External sorting with async read and write

Question 1

I wrote this code for a home task, and received some negative feedback. Though I really appreciated the reviewer, but I disagree when he said I use auto disorderly, and the algorithm is not optimal (I know it's not optimal, but comparing to the code that they expected which runs about 5 times slower than mine, it's really hard to accept).

There are two big problems I see (when reviewing again my code):

I did not handle the case when there are more than 1024 chunks, which usually is the number of max open files in Linux. I'm aware of that and I mentioned it when I sent the code instead of handling it in my code, as we can increase the limit of the system.
There is a bug when storing strings with vectors. When we use GCC, the vector will resize by allocating new 2x current memory and copy new elements to the new location, so we can use more memory than we expected. Interestingly, no one points out this.

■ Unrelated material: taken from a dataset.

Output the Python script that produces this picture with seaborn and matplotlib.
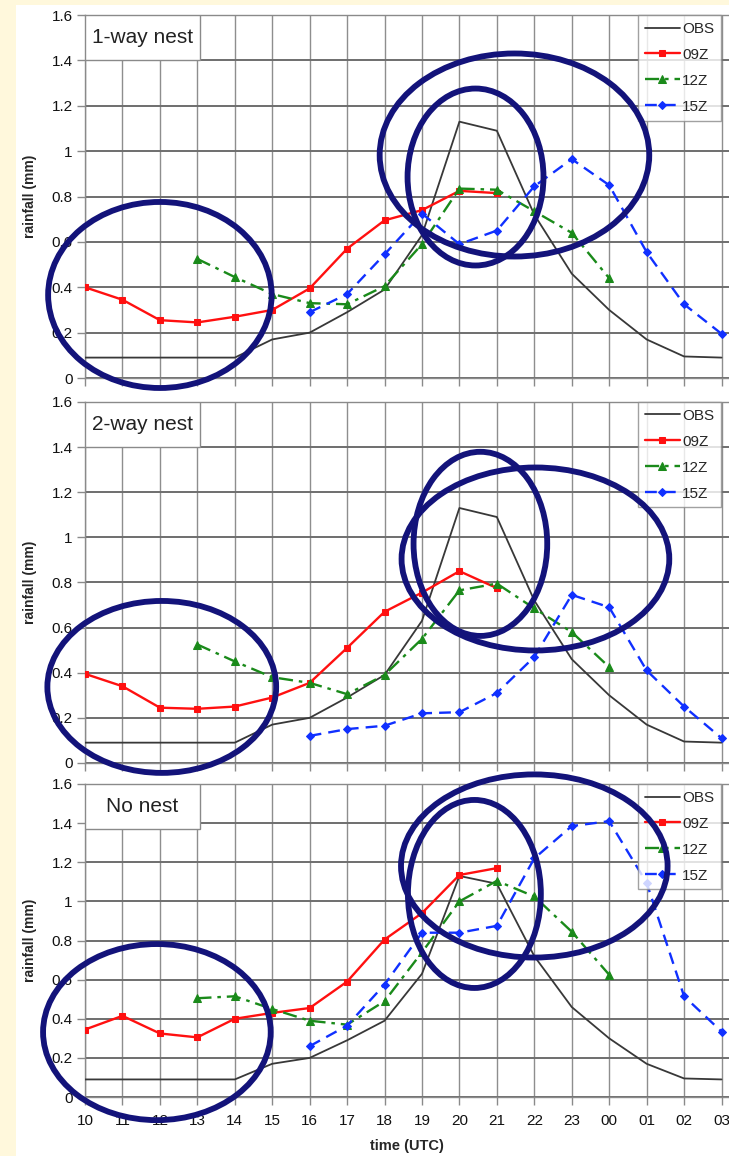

I would appreciate any comments to know where should I improve and get better next time. Below is from the reviewer:

His application could not run with 1.6GB, this error might come from the limitation for reading file simultaneously. I think he did not check with huge file and he could not avoid the I/O problem. {{{ ./main ~/PycharmProjects/serp_improvement/data_restore/ch_result_20.csv out_ch_result_20.csv 100000 Sort chunks in async mode Intermediate files 1021 are missing! Considering remove all temp files with "rm -r *.tmp" }}}

His algorithm is not good enough:

To get the data by line, he used the seek function to back the latest line for avoiding limitation exceeding. This method is quite complex.

He merges all chunks files to the output file at the same time. This method faces I/O blocking, on my machine, OS allows reading 1024 files simultaneously.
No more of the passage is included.